David: Yes. It was a study we funded, to estimate the impact of the House Energy and Commerce bill regarding both coverage and cost. Bottom line, we need to learn to bend the health-care cost curve down, so as to ...
Me: I have no idea what the hell you are talking about.
David: Oh. Well, why are you calling?
Me: I am calling because my birthday is Oct. 2.
David: So is mine!
Me: Specifically, Oct. 2, 1951.
David: Me, too!
Me: Now we're cooking. I am hoping you can help me fight my tendency toward cynicism, which has made me unfairly dismissive of persons with New Age-y, spiritual beliefs, particularly nitwits who buy into astrology. To cure myself of this unseemly prejudice, I decided to locate a few of my astrological clones -- people like you, who share not just my zodiac sign, and not just my birthday, but also my actual year of birth. My goal is to prove the validity of astrology by establishing that the alignment of the stars on Oct. 2, 1951, has made all of us basically the same person.
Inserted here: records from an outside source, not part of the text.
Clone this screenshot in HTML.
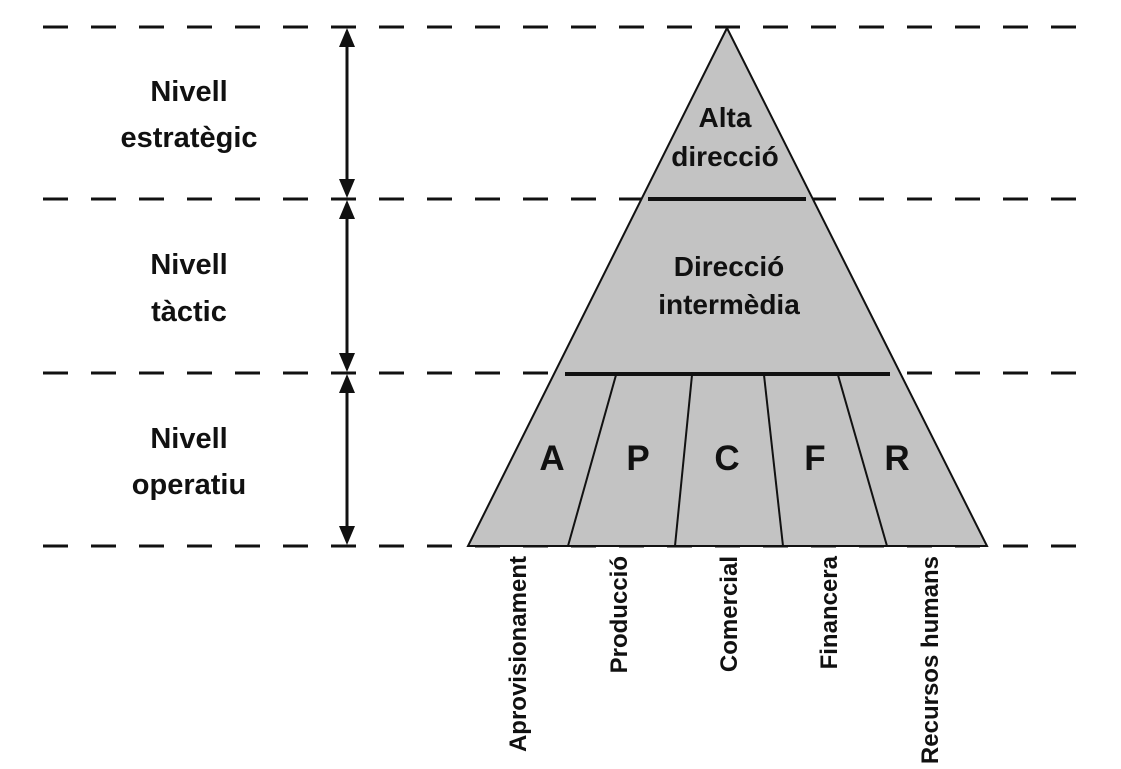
<!DOCTYPE html>
<html><head><style>body{margin:0;background:#fff}svg{display:block}</style></head><body>
<svg width="1121" height="769" viewBox="0 0 1121 769" xmlns="http://www.w3.org/2000/svg" font-family="Liberation Sans, Arial, sans-serif" font-weight="bold">
<g stroke="#111" stroke-width="3" stroke-dasharray="25 23">
<line x1="43" y1="27" x2="1085" y2="27"/>
<line x1="43" y1="199" x2="1085" y2="199"/>
<line x1="43" y1="373" x2="1085" y2="373"/>
<line x1="43" y1="546" x2="1085" y2="546"/>
</g>
<polygon points="727,28 468,546 987,546" fill="#c3c3c3" stroke="#111" stroke-width="2"/>
<g stroke="#111" stroke-width="4">
<line x1="648" y1="199" x2="806" y2="199"/>
<line x1="565" y1="374" x2="890" y2="374"/>
</g>
<g stroke="#111" stroke-width="2">
<line x1="616" y1="375" x2="568" y2="546"/>
<line x1="692" y1="375" x2="675" y2="546"/>
<line x1="764" y1="375" x2="783" y2="546"/>
<line x1="838" y1="375" x2="887" y2="546"/>
</g>
<g stroke="#111" stroke-width="3">
<line x1="347" y1="40" x2="347" y2="186"/>
<line x1="347" y1="212" x2="347" y2="360"/>
<line x1="347" y1="386" x2="347" y2="533"/>
</g>
<g fill="#111">
<polygon points="347,28 339,47 355,47"/><polygon points="347,198 339,179 355,179"/>
<polygon points="347,200 339,219 355,219"/><polygon points="347,372 339,353 355,353"/>
<polygon points="347,374 339,393 355,393"/><polygon points="347,545 339,526 355,526"/>
</g>
<g font-size="29" text-anchor="middle" fill="#111">
<text x="189" y="101">Nivell</text><text x="189" y="147">estratègic</text>
<text x="189" y="274">Nivell</text><text x="189" y="321">tàctic</text>
<text x="189" y="448">Nivell</text><text x="189" y="494">operatiu</text>
<text x="725" y="127" font-size="28">Alta</text><text x="725" y="166" font-size="28">direcció</text>
<text x="729" y="276" font-size="28">Direcció</text><text x="729" y="314" font-size="28">intermèdia</text>
<g font-size="35"><text x="552" y="470">A</text><text x="638" y="470">P</text><text x="727" y="470">C</text><text x="815" y="470">F</text><text x="897" y="470">R</text></g>
</g>
<g font-size="24" text-anchor="end" fill="#111">
<text transform="translate(526,556) rotate(-90)">Aprovisionament</text>
<text transform="translate(627,556) rotate(-90)">Producció</text>
<text transform="translate(737,556) rotate(-90)">Comercial</text>
<text transform="translate(837,556) rotate(-90)">Financera</text>
<text transform="translate(938,556) rotate(-90)">Recursos humans</text>
</g>
</svg>
</body></html>
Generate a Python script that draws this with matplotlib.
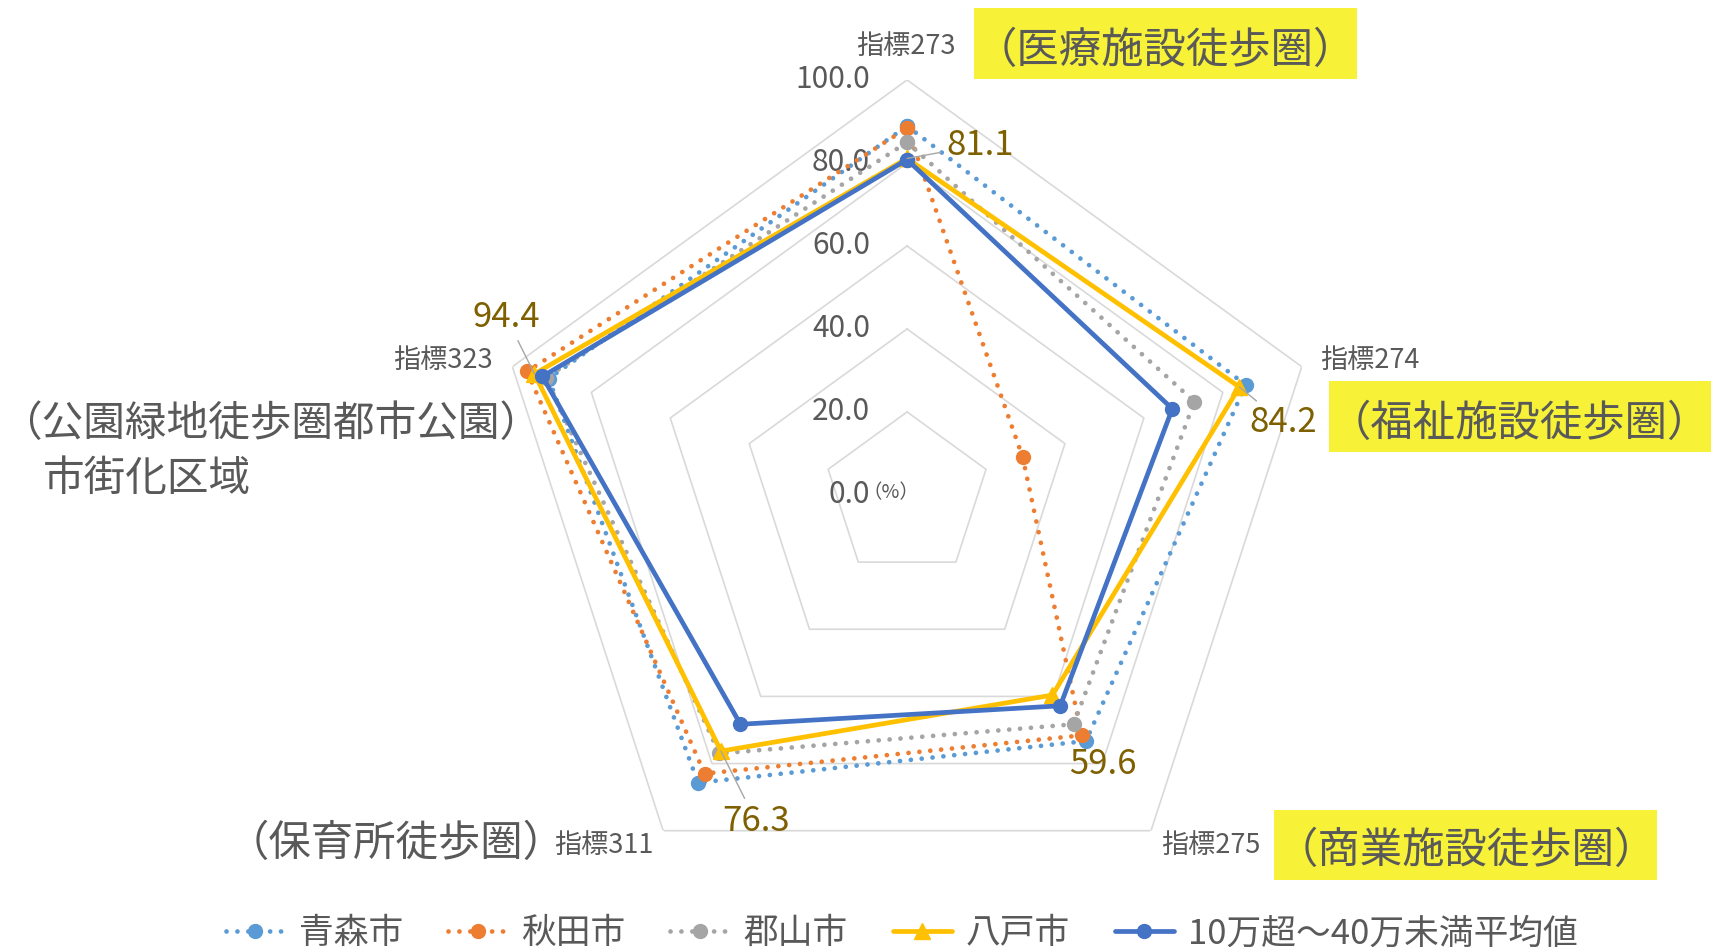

David: Okay. Where do we start?
Me: I already started. I just got off the phone with a woman named Becky Norton Dunlop. Also born Oct. 2, 1951. When I told her that my politics were so left-wing that I make Barack Obama look like Ronald Reagan, she told me that she made Ronald Reagan look like Ronald Reagan. Literally. She worked for him in the White House, helping push his conservative agenda. Now she's a vice president of the Heritage Foundation, the right-wing think tank whose sole specific mission, as far as I can tell, is to infuriate me. You're not a conservative, are you?